Diagnosis of Congenital CMV Using PCR Performed on Formalin-fixed, Paraffin-embedded Placental Tissue. American journal of surgical pathology Folkins, A. K., Chisholm, K. M., Guo, F. P., McDowell, M., Aziz, N., Pinsky, B. A. 2013; 37 (9): 1413-1420


Congenital cytomegalovirus (CMV) infection may be asymptomatic until hearing loss manifests in childhood. Because diagnosis of congenital CMV requires viral detection within an infant's first 21 days of life, CMV polymerase chain reaction (PCR) on formalin-fixed, paraffin-embedded (FFPE) placental tissue provides a unique opportunity to identify congenital exposure in cases in which CMV is not initially suspected. To assess the utility of this approach, a database of all CMV cultures performed from July 2001 to March 2012 was used to identify infants in whom urine CMV cultures were obtained within 100 days of life. Corresponding placentas were then identified through the pathology database. The database was also queried to identify placentas in which CMV immunohistochemical analysis had been performed.
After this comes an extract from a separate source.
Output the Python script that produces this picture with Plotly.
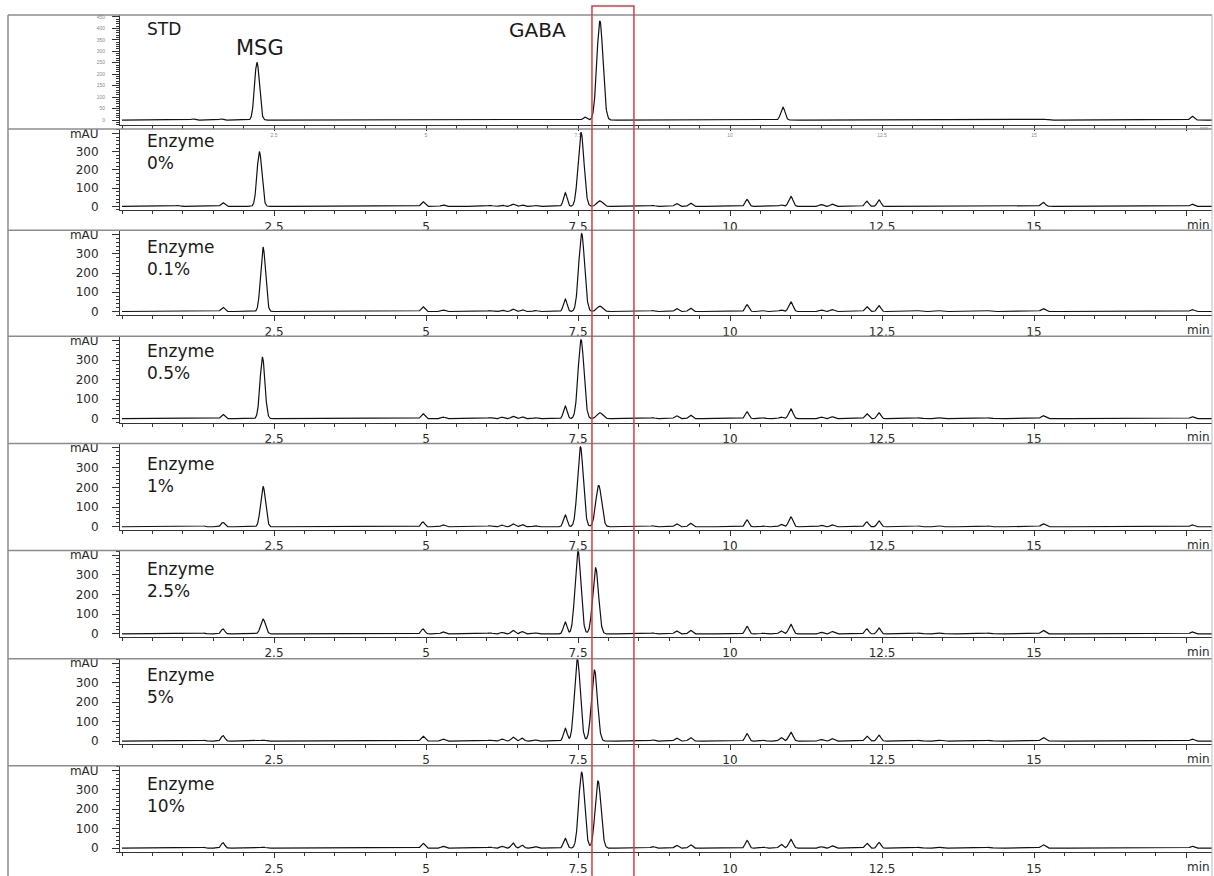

CMV PCR was positive in FFPE placental tissue from 100% (5/5) of cases in which the first urine culture collected before the first 21 days of life was positive. Placentas from 20 infants with negative CMV urine cultures were CMV PCR negative. Interestingly, CMV was detected in 12.5% (1/8) of placentas in which the first CMV-positive urine culture was collected after the first 21 days of life. Furthermore, 4% (1/26) of placentas with chronic villitis by histology (no urine cultures available) were CMV PCR positive. In the 10 CMV PCR-positive placentas, including 3 cases of fetal demise, CMV immunohistochemistry was positive in just 6 cases. These results suggest that the confirmation of CMV exposure in utero by PCR of FFPE placental tissue provides a useful adjunct to histologic evaluation and may identify infants requiring close clinical follow-up.